- _Given request_
Copy the listing below in full and skip every picture.

- _Dataset section_
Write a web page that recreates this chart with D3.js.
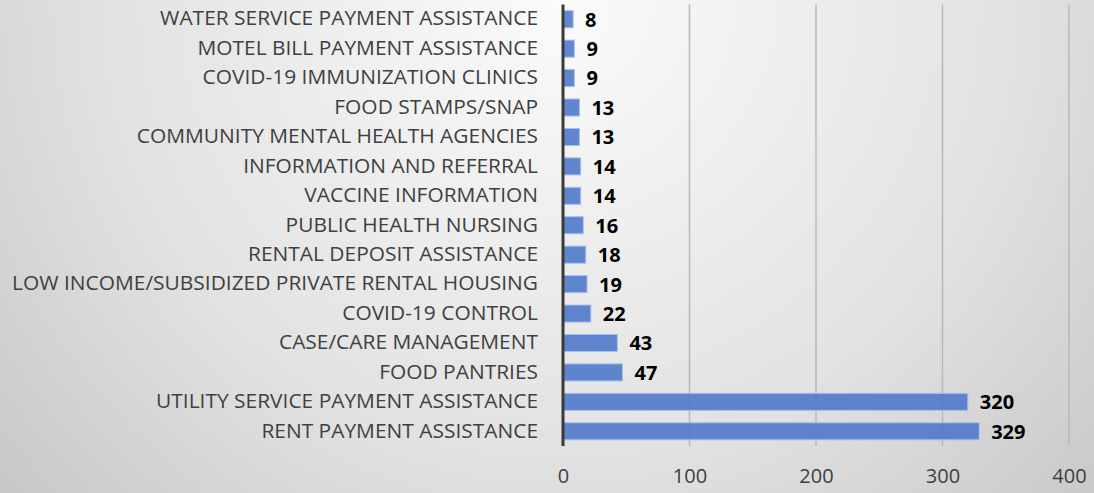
<!DOCTYPE html>
<html>
<head>
<meta charset="utf-8">
<script src="https://cdn.jsdelivr.net/npm/d3@7"></script>
<style>
  html, body { margin: 0; padding: 0; }
  body { width: 1094px; height: 493px; overflow: hidden; }
  svg { display: block; }
</style>
</head>
<body>
<div id="chart"></div>
<script>
const categories = [
    'WATER SERVICE PAYMENT ASSISTANCE',
    'MOTEL BILL PAYMENT ASSISTANCE',
    'COVID-19 IMMUNIZATION CLINICS',
    'FOOD STAMPS/SNAP',
    'COMMUNITY MENTAL HEALTH AGENCIES',
    'INFORMATION AND REFERRAL',
    'VACCINE INFORMATION',
    'PUBLIC HEALTH NURSING',
    'RENTAL DEPOSIT ASSISTANCE',
    'LOW INCOME/SUBSIDIZED PRIVATE RENTAL HOUSING',
    'COVID-19 CONTROL',
    'CASE/CARE MANAGEMENT',
    'FOOD PANTRIES',
    'UTILITY SERVICE PAYMENT ASSISTANCE',
    'RENT PAYMENT ASSISTANCE'
];
const counts = [8, 9, 9, 13, 13, 14, 14, 16, 18, 19, 22, 43, 47, 320, 329];
const xTicks = [0, 100, 200, 300, 400];

const width = 1094, height = 493;
const plotLeft = 563, plotRight = 1069, plotTop = 4.5, plotBottom = 446;
const font = "'Open Sans', sans-serif";

const svg = d3.select('#chart').append('svg').attr('width', width).attr('height', height);

// background gradient
const grad = svg.append('defs').append('radialGradient').attr('id', 'bg')
    .attr('gradientUnits', 'userSpaceOnUse')
    .attr('cx', 560).attr('cy', 0).attr('r', 760);
grad.append('stop').attr('offset', '0%').attr('stop-color', '#fbfbfb');
grad.append('stop').attr('offset', '60%').attr('stop-color', '#e2e2e2');
grad.append('stop').attr('offset', '100%').attr('stop-color', '#c6c6c6');
svg.append('rect').attr('width', width).attr('height', height).attr('fill', 'url(#bg)');

const x = d3.scaleLinear().domain([0, 400]).range([plotLeft, plotRight]);
const y = d3.scaleBand().domain(categories).range([plotTop, plotBottom]).paddingInner(0.42).paddingOuter(0.21);

// gridlines
svg.append('g').selectAll('line').data(xTicks.slice(1)).enter().append('line')
    .attr('x1', d => x(d)).attr('x2', d => x(d))
    .attr('y1', plotTop).attr('y2', plotBottom)
    .attr('stroke', '#b8b8b8').attr('stroke-width', 1.5);

// bars
svg.append('g').selectAll('rect').data(counts).enter().append('rect')
    .attr('x', x(0))
    .attr('y', (d, i) => y(categories[i]))
    .attr('width', d => x(d) - x(0))
    .attr('height', y.bandwidth())
    .attr('fill', '#4a76c8').attr('fill-opacity', 0.88)
    .attr('stroke', '#a9c0ea').attr('stroke-width', 1);

// value labels
svg.append('g').selectAll('text').data(counts).enter().append('text')
    .attr('x', d => x(d) + 12)
    .attr('y', (d, i) => y(categories[i]) + y.bandwidth() / 2)
    .attr('dy', '0.37em')
    .style('font-family', font).style('font-size', '20px').style('font-weight', 'bold')
    .attr('fill', '#000')
    .text(d => d);

// category axis
const yAxis = svg.append('g').attr('transform', `translate(${plotLeft}, 0)`)
    .call(d3.axisLeft(y).tickSize(0).tickPadding(25));
yAxis.select('.domain').remove();
yAxis.selectAll('text')
    .style('font-family', font).style('font-size', '19.5px')
    .attr('fill', '#404040');

// the source text is a bit wider than Open Sans: stretch so the longest label spans ~526px
const longest = d3.max(yAxis.selectAll('text').nodes(), n => n.getComputedTextLength());
if (longest > 0) {
    const sx = 526 / longest;
    yAxis.selectAll('text').attr('x', -25 / sx).attr('transform', `scale(${sx},1)`);
}

svg.append('line').attr('x1', plotLeft).attr('x2', plotLeft).attr('y1', plotTop).attr('y2', plotBottom)
    .attr('stroke', '#3a3a3a').attr('stroke-width', 3);

// value axis
const xAxis = svg.append('g').attr('transform', `translate(0, ${plotBottom})`)
    .call(d3.axisBottom(x).tickValues(xTicks).tickSize(0).tickPadding(23));
xAxis.select('.domain').remove();
xAxis.selectAll('text')
    .style('font-family', font).style('font-size', '20px')
    .attr('fill', '#404040');
</script>
</body>
</html>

- _Solution for this exercise_
Write a web page that recreates this chart with D3.js.
<!DOCTYPE html>
<html>
<head>
<meta charset="utf-8">
<script src="https://cdn.jsdelivr.net/npm/d3@7"></script>
<style>
  html, body { margin: 0; padding: 0; }
  body { width: 1094px; height: 493px; overflow: hidden; }
  svg { display: block; }
</style>
</head>
<body>
<div id="chart"></div>
<script>
const categories = [
    'WATER SERVICE PAYMENT ASSISTANCE',
    'MOTEL BILL PAYMENT ASSISTANCE',
    'COVID-19 IMMUNIZATION CLINICS',
    'FOOD STAMPS/SNAP',
    'COMMUNITY MENTAL HEALTH AGENCIES',
    'INFORMATION AND REFERRAL',
    'VACCINE INFORMATION',
    'PUBLIC HEALTH NURSING',
    'RENTAL DEPOSIT ASSISTANCE',
    'LOW INCOME/SUBSIDIZED PRIVATE RENTAL HOUSING',
    'COVID-19 CONTROL',
    'CASE/CARE MANAGEMENT',
    'FOOD PANTRIES',
    'UTILITY SERVICE PAYMENT ASSISTANCE',
    'RENT PAYMENT ASSISTANCE'
];
const counts = [8, 9, 9, 13, 13, 14, 14, 16, 18, 19, 22, 43, 47, 320, 329];
const xTicks = [0, 100, 200, 300, 400];

const width = 1094, height = 493;
const plotLeft = 563, plotRight = 1069, plotTop = 4.5, plotBottom = 446;
const font = "'Open Sans', sans-serif";

const svg = d3.select('#chart').append('svg').attr('width', width).attr('height', height);

// background gradient
const grad = svg.append('defs').append('radialGradient').attr('id', 'bg')
    .attr('gradientUnits', 'userSpaceOnUse')
    .attr('cx', 560).attr('cy', 0).attr('r', 760);
grad.append('stop').attr('offset', '0%').attr('stop-color', '#fbfbfb');
grad.append('stop').attr('offset', '60%').attr('stop-color', '#e2e2e2');
grad.append('stop').attr('offset', '100%').attr('stop-color', '#c6c6c6');
svg.append('rect').attr('width', width).attr('height', height).attr('fill', 'url(#bg)');

const x = d3.scaleLinear().domain([0, 400]).range([plotLeft, plotRight]);
const y = d3.scaleBand().domain(categories).range([plotTop, plotBottom]).paddingInner(0.42).paddingOuter(0.21);

// gridlines
svg.append('g').selectAll('line').data(xTicks.slice(1)).enter().append('line')
    .attr('x1', d => x(d)).attr('x2', d => x(d))
    .attr('y1', plotTop).attr('y2', plotBottom)
    .attr('stroke', '#b8b8b8').attr('stroke-width', 1.5);

// bars
svg.append('g').selectAll('rect').data(counts).enter().append('rect')
    .attr('x', x(0))
    .attr('y', (d, i) => y(categories[i]))
    .attr('width', d => x(d) - x(0))
    .attr('height', y.bandwidth())
    .attr('fill', '#4a76c8').attr('fill-opacity', 0.88)
    .attr('stroke', '#a9c0ea').attr('stroke-width', 1);

// value labels
svg.append('g').selectAll('text').data(counts).enter().append('text')
    .attr('x', d => x(d) + 12)
    .attr('y', (d, i) => y(categories[i]) + y.bandwidth() / 2)
    .attr('dy', '0.37em')
    .style('font-family', font).style('font-size', '20px').style('font-weight', 'bold')
    .attr('fill', '#000')
    .text(d => d);

// category axis
const yAxis = svg.append('g').attr('transform', `translate(${plotLeft}, 0)`)
    .call(d3.axisLeft(y).tickSize(0).tickPadding(25));
yAxis.select('.domain').remove();
yAxis.selectAll('text')
    .style('font-family', font).style('font-size', '19.5px')
    .attr('fill', '#404040');

// the source text is a bit wider than Open Sans: stretch so the longest label spans ~526px
const longest = d3.max(yAxis.selectAll('text').nodes(), n => n.getComputedTextLength());
if (longest > 0) {
    const sx = 526 / longest;
    yAxis.selectAll('text').attr('x', -25 / sx).attr('transform', `scale(${sx},1)`);
}

svg.append('line').attr('x1', plotLeft).attr('x2', plotLeft).attr('y1', plotTop).attr('y2', plotBottom)
    .attr('stroke', '#3a3a3a').attr('stroke-width', 3);

// value axis
const xAxis = svg.append('g').attr('transform', `translate(0, ${plotBottom})`)
    .call(d3.axisBottom(x).tickValues(xTicks).tickSize(0).tickPadding(23));
xAxis.select('.domain').remove();
xAxis.selectAll('text')
    .style('font-family', font).style('font-size', '20px')
    .attr('fill', '#404040');
</script>
</body>
</html>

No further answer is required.